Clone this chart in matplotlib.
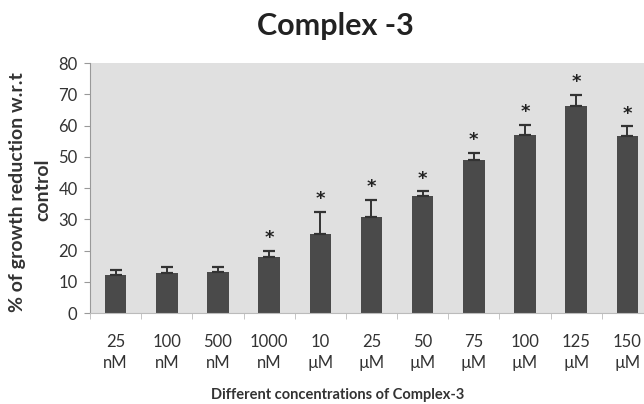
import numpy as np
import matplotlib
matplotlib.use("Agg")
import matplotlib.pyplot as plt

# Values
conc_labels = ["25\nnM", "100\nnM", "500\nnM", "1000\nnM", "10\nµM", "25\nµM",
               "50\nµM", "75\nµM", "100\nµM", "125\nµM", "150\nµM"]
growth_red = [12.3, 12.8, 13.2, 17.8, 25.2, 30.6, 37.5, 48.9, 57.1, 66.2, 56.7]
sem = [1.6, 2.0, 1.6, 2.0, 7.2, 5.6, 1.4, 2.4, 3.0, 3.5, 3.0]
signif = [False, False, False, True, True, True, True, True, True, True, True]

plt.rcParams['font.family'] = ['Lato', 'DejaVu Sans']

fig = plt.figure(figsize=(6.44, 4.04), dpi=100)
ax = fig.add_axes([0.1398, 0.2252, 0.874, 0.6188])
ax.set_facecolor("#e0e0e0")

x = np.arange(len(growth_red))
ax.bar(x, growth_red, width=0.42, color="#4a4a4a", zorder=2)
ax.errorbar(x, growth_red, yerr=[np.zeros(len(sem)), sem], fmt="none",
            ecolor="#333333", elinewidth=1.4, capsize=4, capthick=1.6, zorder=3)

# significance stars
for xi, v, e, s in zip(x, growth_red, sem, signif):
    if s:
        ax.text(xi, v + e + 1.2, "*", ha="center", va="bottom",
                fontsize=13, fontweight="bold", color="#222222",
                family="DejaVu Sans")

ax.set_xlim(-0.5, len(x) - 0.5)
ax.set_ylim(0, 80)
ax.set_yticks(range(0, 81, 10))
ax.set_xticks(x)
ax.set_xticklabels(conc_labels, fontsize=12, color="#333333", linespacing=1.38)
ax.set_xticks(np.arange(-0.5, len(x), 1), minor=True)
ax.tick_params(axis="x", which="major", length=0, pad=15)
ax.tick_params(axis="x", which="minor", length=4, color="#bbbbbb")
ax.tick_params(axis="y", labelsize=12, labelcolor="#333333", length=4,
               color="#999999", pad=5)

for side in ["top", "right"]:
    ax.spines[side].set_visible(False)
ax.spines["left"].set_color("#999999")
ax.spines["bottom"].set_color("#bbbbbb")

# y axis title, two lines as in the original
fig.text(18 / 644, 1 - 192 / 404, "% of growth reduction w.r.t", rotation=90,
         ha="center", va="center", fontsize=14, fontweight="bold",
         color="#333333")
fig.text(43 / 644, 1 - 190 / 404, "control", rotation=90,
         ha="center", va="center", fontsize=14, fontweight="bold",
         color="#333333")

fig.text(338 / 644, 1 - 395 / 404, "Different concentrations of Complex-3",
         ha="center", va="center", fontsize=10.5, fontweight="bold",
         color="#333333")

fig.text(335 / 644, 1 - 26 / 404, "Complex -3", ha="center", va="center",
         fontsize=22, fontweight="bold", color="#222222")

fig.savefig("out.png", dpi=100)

#####

# GIVEN INSTRUCTION:
Return each line of the data, keeping its wording exact and omitting pictures.

# EXERCISE ANSWER:
Clone this chart in matplotlib.
import numpy as np
import matplotlib
matplotlib.use("Agg")
import matplotlib.pyplot as plt

# Values
conc_labels = ["25\nnM", "100\nnM", "500\nnM", "1000\nnM", "10\nµM", "25\nµM",
               "50\nµM", "75\nµM", "100\nµM", "125\nµM", "150\nµM"]
growth_red = [12.3, 12.8, 13.2, 17.8, 25.2, 30.6, 37.5, 48.9, 57.1, 66.2, 56.7]
sem = [1.6, 2.0, 1.6, 2.0, 7.2, 5.6, 1.4, 2.4, 3.0, 3.5, 3.0]
signif = [False, False, False, True, True, True, True, True, True, True, True]

plt.rcParams['font.family'] = ['Lato', 'DejaVu Sans']

fig = plt.figure(figsize=(6.44, 4.04), dpi=100)
ax = fig.add_axes([0.1398, 0.2252, 0.874, 0.6188])
ax.set_facecolor("#e0e0e0")

x = np.arange(len(growth_red))
ax.bar(x, growth_red, width=0.42, color="#4a4a4a", zorder=2)
ax.errorbar(x, growth_red, yerr=[np.zeros(len(sem)), sem], fmt="none",
            ecolor="#333333", elinewidth=1.4, capsize=4, capthick=1.6, zorder=3)

# significance stars
for xi, v, e, s in zip(x, growth_red, sem, signif):
    if s:
        ax.text(xi, v + e + 1.2, "*", ha="center", va="bottom",
                fontsize=13, fontweight="bold", color="#222222",
                family="DejaVu Sans")

ax.set_xlim(-0.5, len(x) - 0.5)
ax.set_ylim(0, 80)
ax.set_yticks(range(0, 81, 10))
ax.set_xticks(x)
ax.set_xticklabels(conc_labels, fontsize=12, color="#333333", linespacing=1.38)
ax.set_xticks(np.arange(-0.5, len(x), 1), minor=True)
ax.tick_params(axis="x", which="major", length=0, pad=15)
ax.tick_params(axis="x", which="minor", length=4, color="#bbbbbb")
ax.tick_params(axis="y", labelsize=12, labelcolor="#333333", length=4,
               color="#999999", pad=5)

for side in ["top", "right"]:
    ax.spines[side].set_visible(False)
ax.spines["left"].set_color("#999999")
ax.spines["bottom"].set_color("#bbbbbb")

# y axis title, two lines as in the original
fig.text(18 / 644, 1 - 192 / 404, "% of growth reduction w.r.t", rotation=90,
         ha="center", va="center", fontsize=14, fontweight="bold",
         color="#333333")
fig.text(43 / 644, 1 - 190 / 404, "control", rotation=90,
         ha="center", va="center", fontsize=14, fontweight="bold",
         color="#333333")

fig.text(338 / 644, 1 - 395 / 404, "Different concentrations of Complex-3",
         ha="center", va="center", fontsize=10.5, fontweight="bold",
         color="#333333")

fig.text(335 / 644, 1 - 26 / 404, "Complex -3", ha="center", va="center",
         fontsize=22, fontweight="bold", color="#222222")

fig.savefig("out.png", dpi=100)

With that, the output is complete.